Part one, "Fundamental Concepts and Techniques," introduces the concepts of web automation and explores the elementary techniques that will allow you to harness the resources of the web. It begins by explaining why it is fun to write webbots and how writing webbots can be a rewarding career. It tells where you can get ideas for webbot projects and talks about existing as well as potential webbot projects. You will learn how to download web pages, parse those pages, automatically submit forms, and how to manage large amounts of data. All of these topics will set you up for the rest of the book.

Part two, "Projects," expands on the concepts that you learned in part one. According to the author, with further development, any of these projects could be transformed in to a marketable product. The projects include; Price-monitoring webbots where you can collect and analyze online prices from any number of websites. There is an image-capturing webbots that will download all of the images from a website as well as a Email reading an email sending webbot. All in all there are eleven projects included in part two.

Part three, "Advanced Technical Considerations," explores the finer technical aspects of webbots and spider development. Here the author shares some hard learned lessons while teaching you how to write some specialized webbots and spiders. Here you will learn about spiders; a webbot that finds and follow links both within a website as well as those that crawl along the web searching out specific information. You will learn how to create snippers; webbots that automatically purchase items from places like auction sites when a specific set of criterion has been met. You will also find out how to deal with cryptography, authentication and scheduling.

Part four, "Larger Considerations," advises you on being socially responsible with your webbot development. Webbots need to coexist with not only society, but with the system administrators of the sites that you target. You will learn how to create webbots with stealth; webbots that look like normal browser traffic. You will also learn how to write fault tolerant webbots. Because the web changes constantly, your webbots will need to handle these changes. You will also learn how to create webbot friendly websites, writing pages that can be made secure from other spiders to protect sensitive data and how to keep your own webbots out of trouble.

Webbots, Spiders and Screen Scrapers is a great book for learning about webbots and spiders and how they work on the web. It will introduce you to a wide variety of topics via the projects and you will be able to understand how the different technologies work.

I have one main complaint and one warning. First the complaint, in chapter 27, "Killing Spiders," we are told about robots.txt which is meant to keep spiders from trampling sensitive pages. Then we are told that we really shouldn't use them because that the use of Robots.txt is strictly voluntary, and that it might alert others to where the sensitive material are. I felt confused. If I don't use a robots.txt, other webbots will be trampling my site and if I do use it, I leave my self open for attack.
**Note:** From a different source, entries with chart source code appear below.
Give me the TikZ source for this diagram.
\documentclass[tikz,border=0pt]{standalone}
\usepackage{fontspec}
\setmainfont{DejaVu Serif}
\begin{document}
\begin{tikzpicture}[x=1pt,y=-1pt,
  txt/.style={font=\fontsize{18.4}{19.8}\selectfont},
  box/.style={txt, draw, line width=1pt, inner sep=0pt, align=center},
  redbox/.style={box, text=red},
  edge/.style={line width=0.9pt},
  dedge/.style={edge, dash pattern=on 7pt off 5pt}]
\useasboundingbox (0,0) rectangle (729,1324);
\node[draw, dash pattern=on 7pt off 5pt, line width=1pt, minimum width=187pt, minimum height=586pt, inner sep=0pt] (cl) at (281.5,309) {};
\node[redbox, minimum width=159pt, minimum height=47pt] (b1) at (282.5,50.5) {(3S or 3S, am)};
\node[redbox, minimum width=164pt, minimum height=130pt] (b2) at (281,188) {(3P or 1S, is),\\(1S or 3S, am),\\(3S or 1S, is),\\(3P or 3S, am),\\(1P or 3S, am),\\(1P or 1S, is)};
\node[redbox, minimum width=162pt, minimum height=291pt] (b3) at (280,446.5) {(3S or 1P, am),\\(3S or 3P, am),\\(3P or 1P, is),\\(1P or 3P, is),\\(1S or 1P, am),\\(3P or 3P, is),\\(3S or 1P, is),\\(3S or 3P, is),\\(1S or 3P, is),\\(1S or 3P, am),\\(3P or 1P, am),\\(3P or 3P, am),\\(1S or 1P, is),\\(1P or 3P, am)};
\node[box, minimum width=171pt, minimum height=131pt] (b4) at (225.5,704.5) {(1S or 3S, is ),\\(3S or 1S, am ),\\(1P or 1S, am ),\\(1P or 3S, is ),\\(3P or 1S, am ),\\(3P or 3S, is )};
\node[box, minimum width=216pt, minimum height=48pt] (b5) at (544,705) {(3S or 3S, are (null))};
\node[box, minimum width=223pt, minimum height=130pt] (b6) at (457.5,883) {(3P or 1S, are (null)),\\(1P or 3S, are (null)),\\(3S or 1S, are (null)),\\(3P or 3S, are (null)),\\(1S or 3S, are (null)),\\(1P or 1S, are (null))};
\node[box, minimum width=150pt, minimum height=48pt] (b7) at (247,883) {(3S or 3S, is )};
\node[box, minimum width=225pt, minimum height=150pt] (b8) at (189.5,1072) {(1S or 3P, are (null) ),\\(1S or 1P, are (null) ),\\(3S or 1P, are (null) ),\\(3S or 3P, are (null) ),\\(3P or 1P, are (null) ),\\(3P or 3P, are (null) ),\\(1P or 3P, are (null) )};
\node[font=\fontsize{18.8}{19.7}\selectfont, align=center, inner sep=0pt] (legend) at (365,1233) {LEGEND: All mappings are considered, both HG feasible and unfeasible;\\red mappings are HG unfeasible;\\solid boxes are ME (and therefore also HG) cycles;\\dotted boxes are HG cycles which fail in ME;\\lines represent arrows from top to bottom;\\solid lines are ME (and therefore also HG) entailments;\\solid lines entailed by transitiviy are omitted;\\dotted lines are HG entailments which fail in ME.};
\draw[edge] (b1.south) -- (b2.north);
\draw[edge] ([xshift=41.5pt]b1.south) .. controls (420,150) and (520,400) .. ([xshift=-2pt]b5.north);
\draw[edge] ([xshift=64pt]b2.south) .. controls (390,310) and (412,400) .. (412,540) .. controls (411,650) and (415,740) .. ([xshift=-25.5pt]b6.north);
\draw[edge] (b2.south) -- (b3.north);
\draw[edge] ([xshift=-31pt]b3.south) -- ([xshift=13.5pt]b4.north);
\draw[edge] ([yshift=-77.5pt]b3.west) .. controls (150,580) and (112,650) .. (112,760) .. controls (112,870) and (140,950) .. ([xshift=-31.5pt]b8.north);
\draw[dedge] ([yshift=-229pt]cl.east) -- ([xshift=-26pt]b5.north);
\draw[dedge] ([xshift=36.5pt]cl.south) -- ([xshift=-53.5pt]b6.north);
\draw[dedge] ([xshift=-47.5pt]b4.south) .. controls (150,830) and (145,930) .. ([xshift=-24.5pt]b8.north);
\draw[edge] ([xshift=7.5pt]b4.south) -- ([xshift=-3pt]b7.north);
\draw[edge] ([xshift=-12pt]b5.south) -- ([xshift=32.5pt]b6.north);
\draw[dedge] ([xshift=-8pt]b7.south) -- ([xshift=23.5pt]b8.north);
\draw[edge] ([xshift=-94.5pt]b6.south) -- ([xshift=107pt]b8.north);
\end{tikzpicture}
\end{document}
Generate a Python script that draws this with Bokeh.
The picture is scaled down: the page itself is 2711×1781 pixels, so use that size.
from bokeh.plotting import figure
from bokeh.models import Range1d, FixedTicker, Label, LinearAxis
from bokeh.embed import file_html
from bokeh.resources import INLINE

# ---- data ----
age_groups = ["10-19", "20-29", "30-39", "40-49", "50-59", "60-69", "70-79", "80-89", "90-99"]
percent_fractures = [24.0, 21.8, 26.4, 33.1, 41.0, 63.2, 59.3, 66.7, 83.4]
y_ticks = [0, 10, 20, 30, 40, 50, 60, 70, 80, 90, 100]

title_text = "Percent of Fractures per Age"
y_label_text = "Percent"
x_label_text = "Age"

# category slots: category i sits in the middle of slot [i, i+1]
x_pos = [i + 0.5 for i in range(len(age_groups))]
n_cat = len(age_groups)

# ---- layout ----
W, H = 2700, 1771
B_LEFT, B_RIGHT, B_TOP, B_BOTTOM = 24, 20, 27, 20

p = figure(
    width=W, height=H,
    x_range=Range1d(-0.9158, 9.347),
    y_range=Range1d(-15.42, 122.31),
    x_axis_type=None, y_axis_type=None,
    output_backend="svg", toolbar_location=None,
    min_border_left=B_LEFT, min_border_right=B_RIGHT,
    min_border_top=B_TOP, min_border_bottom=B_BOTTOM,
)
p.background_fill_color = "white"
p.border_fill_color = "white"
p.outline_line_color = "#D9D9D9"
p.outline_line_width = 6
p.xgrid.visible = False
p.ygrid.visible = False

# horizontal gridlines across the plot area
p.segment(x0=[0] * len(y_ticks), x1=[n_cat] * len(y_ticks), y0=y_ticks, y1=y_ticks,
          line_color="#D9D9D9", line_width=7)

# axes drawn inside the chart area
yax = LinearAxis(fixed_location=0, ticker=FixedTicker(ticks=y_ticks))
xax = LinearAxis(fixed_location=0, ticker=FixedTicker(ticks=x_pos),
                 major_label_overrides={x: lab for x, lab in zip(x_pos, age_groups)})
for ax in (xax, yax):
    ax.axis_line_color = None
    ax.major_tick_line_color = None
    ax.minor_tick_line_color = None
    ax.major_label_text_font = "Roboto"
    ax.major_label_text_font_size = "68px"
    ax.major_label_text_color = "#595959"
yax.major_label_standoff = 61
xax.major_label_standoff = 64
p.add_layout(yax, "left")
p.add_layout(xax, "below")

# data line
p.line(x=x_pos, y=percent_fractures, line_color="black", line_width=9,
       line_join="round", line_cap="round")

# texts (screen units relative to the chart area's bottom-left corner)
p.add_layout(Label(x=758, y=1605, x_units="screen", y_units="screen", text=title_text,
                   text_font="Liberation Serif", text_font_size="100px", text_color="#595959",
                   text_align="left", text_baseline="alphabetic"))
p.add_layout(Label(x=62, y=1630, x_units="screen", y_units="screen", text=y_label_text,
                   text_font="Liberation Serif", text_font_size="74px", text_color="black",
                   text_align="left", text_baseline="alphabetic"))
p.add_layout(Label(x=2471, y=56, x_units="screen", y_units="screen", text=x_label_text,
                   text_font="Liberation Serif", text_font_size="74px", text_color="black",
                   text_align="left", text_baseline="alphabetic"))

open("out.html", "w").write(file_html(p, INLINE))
The warning begins on page four: "You may use any of the scripts in this book for your own personal use, as long as you agree not to redistribute them... and agree not to sell or create derivative products under any circumstances." This is total contradictory to what the author says on page 75; "Any of these projects, with further development, could be transformed from a simple webbot concept into a potentially marketable product." I'll leave it to you to determine what he means.

Webbots, Spiders and Screen Scrapers, is a great book for the beginner to intermediate user of PHP and for someone who wants to get into web agents. It is a good overview and tutorial on the topics of webbots, spiders and screen scrapers and will have you understanding and programming them in no time.